I didn't want to live in that world in early 2018 and I don't want to live in that world today. I felt so strongly about this that I let this desire blind me and override my sense of logic in such a way that I was able to look past the myriad of flaws and issues associated with Mozilla and Firefox. Looking back, I don't regret switching to Firefox for the last two years because part of me needed to try and push back against the idea of a one browser engine world. As a Web Developer, I've lived through that before with Internet Explorer 6 and it was a veritable hell. Sadly most of my contemporaries in the business aren't old enough to recall what that was like. They don't understand what a terrible thing it actually is. Hint: It represents the absolute death of browser based innovation.

Looking past this pithy discussion about browsers, the same blinders that got me into this complex and tumultuous relationship with Firefox seem to be in play when it comes to politics in America. We have supporters of the current President who adopted their position because they felt strongly about one thing or another. You know what? I totally get it. But now its become stunningly clear to me that an overriding preference for one particular idea can negatively effect our ability to properly grapple with reality.

I think that is what has happened with supporters of the President. Most of them are older and less comfortable in this brave new world in which we now live. While on the surface the actual things they are afraid of seem to vary whether its the absorption of LGBTQ individuals and relationships into the mainstream, the diminishing and dilution of a Caucasian dominated mono-culture or the increasingly secular nature of our society as a whole, they all point to an unwillingness on the part of his supporters to confront and ultimately accept that they live in a dynamic and ever changing world.

Part of the process of aging is realizing that at some point the world is going to pass you by. This is not always a good thing, but it is an inevitable thing. Another part of it is being able to recognize when the time has come to step aside and let the younger generations take the reins. The unified message I would like to deliver to both the users of Firefox and the supporters of the President is that the time for acceptance has come. The sooner you realize that the world is going to move on and decide that you will too, the easier it will be for everybody.

Now of course I know that some supporters of the President (assuming they got this far and didn't doze off during all my browser related pontification) are screaming at their screens that the trends I enumerated aren't in fact inevitable. But they actually are. Moreover your dedication to pointlessly pushing back against these things has blinded you to certain facts that are very important.

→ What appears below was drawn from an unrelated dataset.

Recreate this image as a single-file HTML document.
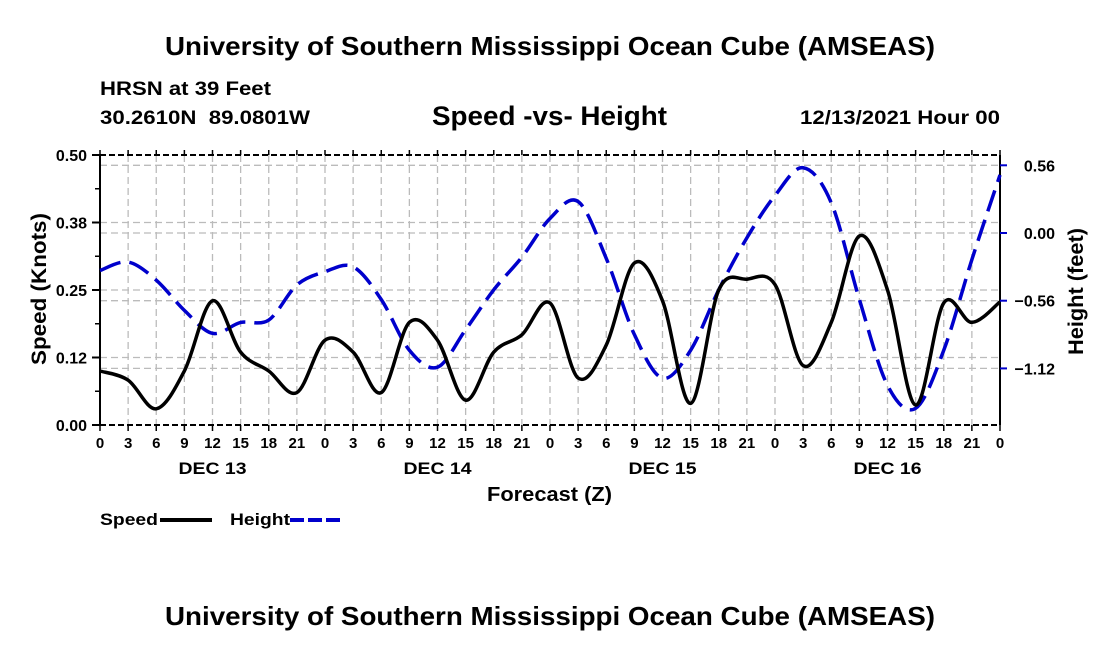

Most importantly, your president is a fascist. He doesn't believe in Democracy. People who believe in Democracy don't work overtime trying to keep people from being able to vote. Now I realize its not fair to put that entirely on the shoulders of the president as the Republican party has been engaged in ever increasing levels of voter suppression for decades now, but nevertheless, this President has taken it to the next level much like everything else. If he loses, he will refuse to leave. If he wins, we'll probably never be able to measure the full impact his disastrous policies had on suppressing the vote. People who support him, in light of how transparent his current campaign to suppress the vote by systematically dismantling the US Postal Service has been, are either supporters of autocratic fascism or they are blinded by their singular focus on a particular idea or trend.

At this point I am choosing to believe that its more of the later than the former. I get it. I've been there. But at some point you have to pull your head out of the sand and take stock of the wider world around you, regardless of whether or not its the world you wanted. Because no matter what, it's the world you live in and right now y'all are making it way worse than it has to be and I wish you'd stop.

Vote Biden / Harris in 2020. It's the only sane and responsible choice left. If that doesn't come to pass, then it's time for me to figure out where we are moving to, because I don't want to live in a country that persists in going down this road regardless of what the actual motivations behind it are.